RE: Temporary Stream Crossing

Most projects I work on, the Contractor is required to protect himself and the work in progress.  The design Engineer doesn't advise the Contractor on how to do this, as that just shifts the liability back on the designer.  I would guess that a analysis of the previous failure will indicate that the culvert was undersized (Contractor was trying to save money).  Contract language could be written to require a minimum size culvert and review of the contractors' plan by the Engineer.  This will help to ensure that all bidders consider the issue in preparing a bid.  Than make sure that the Contractor is fully responsible for any consequences of flooding.

RE: Temporary Stream Crossing


Up here, due to regulatory requirements regarding working within a habitable (fish bearing) stream the contractor does not specifiy any mehodology whatsoever.  The engineer must provide a specified temporary crossing and remedial measures once completed.  This design and methodology is then reviewed and approved by the governing authority and then put into the contract for tender.

Failing to do this could result in, and I'm not kidding, arrests and steep fines for the Owner (which could be a Provincial government) the engineer and the contractor.

If a blowout has already occurred, I suggest to "etd" that the contractor provide a "shop drawing" as to how they intend to deal with the stream flows, review it as the project engineer and submit for regulatory approval.  Given the concern of trout spawning, I suspect the regulatory authority has already raised the flags about working in the stream.  Getting their approval will go a long way to a hassle free project, both from a project perspective and public viewpoint (environmental weenies).  As I mentioned earlier, if it is possible to not disturb the stream bed any further, I would explore that first as an option.

KRS Services

RE: Temporary Stream Crossing

I'd go with box culverts. they are fairly cheap to get and you don't have to seal them because you are running the stream through them.
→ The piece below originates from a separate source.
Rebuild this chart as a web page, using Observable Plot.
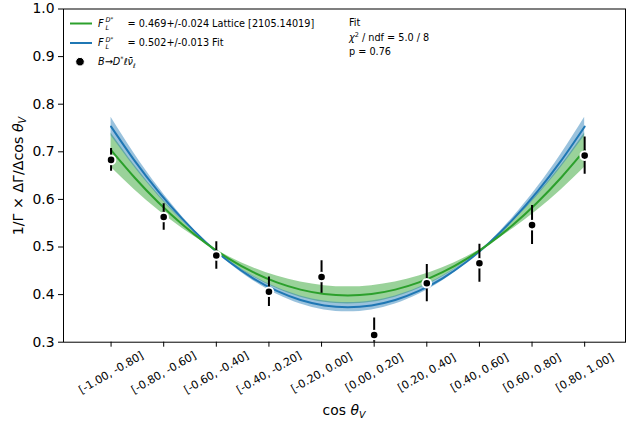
<!DOCTYPE html>
<html><head><meta charset="utf-8">
<script src="https://cdn.jsdelivr.net/npm/d3@7"></script>
<script src="https://cdn.jsdelivr.net/npm/@observablehq/plot@0.6"></script>
<style>body{margin:0;background:#fff;} #chart{width:626px;height:426px;}</style>
</head><body><div id="chart"></div>
<script>
// ---- data ----
const binLabels = ["[-1.00, -0.80]","[-0.80, -0.60]","[-0.60, -0.40]","[-0.40, -0.20]","[-0.20, 0.00]",
                   "[0.00, 0.20]","[0.20, 0.40]","[0.40, 0.60]","[0.60, 0.80]","[0.80, 1.00]"];
const dataY   = [0.683, 0.563, 0.482, 0.406, 0.437, 0.315, 0.424, 0.466, 0.546, 0.692];
const dataErr = [0.024, 0.028, 0.029, 0.031, 0.034, 0.036, 0.039, 0.040, 0.041, 0.039];
const yTicks = [0.3, 0.4, 0.5, 0.6, 0.7, 0.8, 0.9, 1.0];

const cosGrid = [-1.0,-0.9,-0.8,-0.7,-0.6,-0.5,-0.4,-0.3,-0.2,-0.1,0.0,0.1,0.2,0.3,0.4,0.5,0.6,0.7,0.8,0.9,1.0];
// Fit (F_L = 0.502 +/- 0.013)
const fitMid = [0.7530,0.6809,0.6164,0.5595,0.5101,0.4684,0.4342,0.4077,0.3887,0.3773,0.3735,0.3773,0.3887,0.4077,0.4342,0.4684,0.5101,0.5595,0.6164,0.6809,0.7530];
const fitLo  = [0.7335,0.6669,0.6074,0.5549,0.5093,0.4708,0.4393,0.4148,0.3973,0.3868,0.3833,0.3868,0.3973,0.4148,0.4393,0.4708,0.5093,0.5549,0.6074,0.6669,0.7335];
const fitHi  = [0.7725,0.6948,0.6254,0.5640,0.5109,0.4659,0.4292,0.4005,0.3801,0.3678,0.3638,0.3678,0.3801,0.4005,0.4292,0.4659,0.5109,0.5640,0.6254,0.6948,0.7725];
// Lattice (F_L = 0.469 +/- 0.024)
const latMid = [0.7035,0.6455,0.5936,0.5478,0.5081,0.4746,0.4471,0.4257,0.4105,0.4013,0.3983,0.4013,0.4105,0.4257,0.4471,0.4746,0.5081,0.5478,0.5936,0.6455,0.7035];
const latLo  = [0.6675,0.6198,0.5770,0.5394,0.5067,0.4791,0.4565,0.4389,0.4263,0.4188,0.4163,0.4188,0.4263,0.4389,0.4565,0.4791,0.5067,0.5394,0.5770,0.6198,0.6675];
const latHi  = [0.7395,0.6712,0.6102,0.5563,0.5096,0.4701,0.4377,0.4126,0.3946,0.3838,0.3803,0.3838,0.3946,0.4126,0.4377,0.4701,0.5096,0.5563,0.6102,0.6712,0.7395];

const GREEN = "#2ca02c", BLUE = "#1f77b4";

// ---- tables ----
const points = binLabels.map((b, i) => ({i, label: b, y: dataY[i], e: dataErr[i]}));
const nb = binLabels.length - 1;
const curve = cosGrid.map((c, k) => ({x: (c + 1) / 2 * nb,
  fm: fitMid[k], fl: fitLo[k], fh: fitHi[k], lm: latMid[k], ll: latLo[k], lh: latHi[k]}));

const plot = Plot.plot({
  width: 626, height: 426,
  marginLeft: 63, marginRight: 1, marginTop: 8.5, marginBottom: 84.3,
  x: {domain: [-0.904, 9.776], axis: null},
  y: {domain: [0.3, 1.0], axis: null},
  style: {fontFamily: "DejaVu Sans", background: "white", color: "black"},
  marks: [
    Plot.areaY(curve, {x: "x", y1: "ll", y2: "lh", fill: GREEN, fillOpacity: 0.48, curve: "natural"}),
    Plot.areaY(curve, {x: "x", y1: "fl", y2: "fh", fill: BLUE, fillOpacity: 0.45, curve: "natural"}),
    Plot.lineY(curve, {x: "x", y: "fm", stroke: BLUE, strokeWidth: 2, curve: "natural"}),
    Plot.lineY(curve, {x: "x", y: "lm", stroke: GREEN, strokeWidth: 2, curve: "natural"}),
    Plot.ruleX(points, {x: "i", y1: d => d.y - d.e, y2: d => d.y + d.e, stroke: "black", strokeWidth: 2, clip: true}),
    Plot.dot(points, {x: "i", y: "y", r: 4.3, fill: "black", stroke: "white", strokeWidth: 2}),
    Plot.frame({stroke: "black", strokeWidth: 1}),
    Plot.axisY({ticks: yTicks, tickFormat: d3.format(".1f"), tickSize: 5, tickPadding: 4, fontSize: 13.9, label: null}),
    Plot.axisX({ticks: points.map(d => d.i), tickSize: 5, tickFormat: () => "", label: null}),
    Plot.text(points, {x: "i", text: "label", frameAnchor: "bottom", dy: 30.5, rotate: -30,
      textAnchor: "middle", lineAnchor: "middle", fontSize: 11})
  ]
});
document.getElementById("chart").appendChild(plot);

// ---- annotations ----
const svg = d3.select(plot);
const g = svg.append("g").attr("font-family", "DejaVu Sans").attr("fill", "black").attr("text-anchor", "start");

// legend
const legendRows = [
  {color: GREEN, y: 23.5, text: "= 0.469+/-0.024 Lattice [2105.14019]"},
  {color: BLUE,  y: 43,   text: "= 0.502+/-0.013 Fit"}
];
legendRows.forEach(r => {
  g.append("line").attr("x1", 70).attr("x2", 92).attr("y1", r.y).attr("y2", r.y)
    .attr("stroke", r.color).attr("stroke-width", 2);
  const t = g.append("text").attr("y", r.y).attr("dy", "0.35em").attr("font-size", 9.7);
  t.append("tspan").attr("x", 98).attr("font-style", "italic").text("F");
  t.append("tspan").attr("x", 105.5).attr("dy", 3).attr("font-size", 6.5).attr("font-style", "italic").text("L");
  t.append("tspan").attr("x", 105.5).attr("dy", -7.5).attr("font-size", 6.5).attr("font-style", "italic").text("D");
  t.append("tspan").attr("dy", -1).attr("font-size", 5.5).text("*");
  t.append("tspan").attr("x", 127.5).attr("dy", 5.5).text(r.text);
});
g.append("circle").attr("cx", 80).attr("cy", 61.7).attr("r", 4.3).attr("fill", "black")
  .attr("stroke", "white").attr("stroke-width", 1);
{
  const t = g.append("text").attr("x", 98).attr("y", 61.7).attr("dy", "0.35em").attr("font-size", 9.7).attr("font-style", "italic");
  t.append("tspan").text("B\u2192D");
  t.append("tspan").attr("dy", -4).attr("font-size", 6.5).text("*");
  t.append("tspan").attr("dy", 4).text("\u2113\u03BD\u0304");
  t.append("tspan").attr("dy", 2.5).attr("font-size", 6.5).text("\u2113");
}

// fit info
g.append("text").attr("x", 349).attr("y", 23).attr("dy", "0.35em").attr("font-size", 9.7).text("Fit");
{
  const t = g.append("text").attr("x", 349).attr("y", 37.5).attr("dy", "0.35em").attr("font-size", 9.7);
  t.append("tspan").attr("font-style", "italic").text("\u03C7");
  t.append("tspan").attr("dy", -4).attr("font-size", 6.5).text("2");
  t.append("tspan").attr("dy", 4).text(" / ndf = 5.0 / 8");
}
g.append("text").attr("x", 349).attr("y", 52).attr("dy", "0.35em").attr("font-size", 9.7).text("p = 0.76");

// axis labels
{
  const t = g.append("text").attr("transform", "translate(18,176) rotate(-90)")
    .attr("text-anchor", "middle").attr("dy", "0.35em").attr("font-size", 14.2);
  t.append("tspan").text("1/\u0393 \u00D7 \u0394\u0393/\u0394cos ");
  t.append("tspan").attr("font-style", "italic").text("\u03B8");
  t.append("tspan").attr("dy", 3).attr("font-size", 9.7).attr("font-style", "italic").text("V");
}
{
  const t = g.append("text").attr("x", 344).attr("y", 410).attr("text-anchor", "middle")
    .attr("dy", "0.35em").attr("font-size", 13.9);
  t.append("tspan").text("cos ");
  t.append("tspan").attr("font-style", "italic").text("\u03B8");
  t.append("tspan").attr("dy", 3).attr("font-size", 9.5).attr("font-style", "italic").text("V");
}
</script>
</body></html>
Grade the bottom of the stream. You may have to put a silt fence across the stream to catch the stirred up silts. Lay 4 4 foot by 8 foot boxes on the 8 foot side for your 'bridge'. you will need  eight boxes to do the job. You can have the box culvert supplier run the numbers to see if standard design will hold up your vehicles for the short term. Ramp up some crushed to get to the top of the box, lay some 2x lumber on the boxes and go.  I would try to sell, donate the boxes in place to the owner so you don't have to remove them. One crane can set all the boxes if they can get right up to the stream.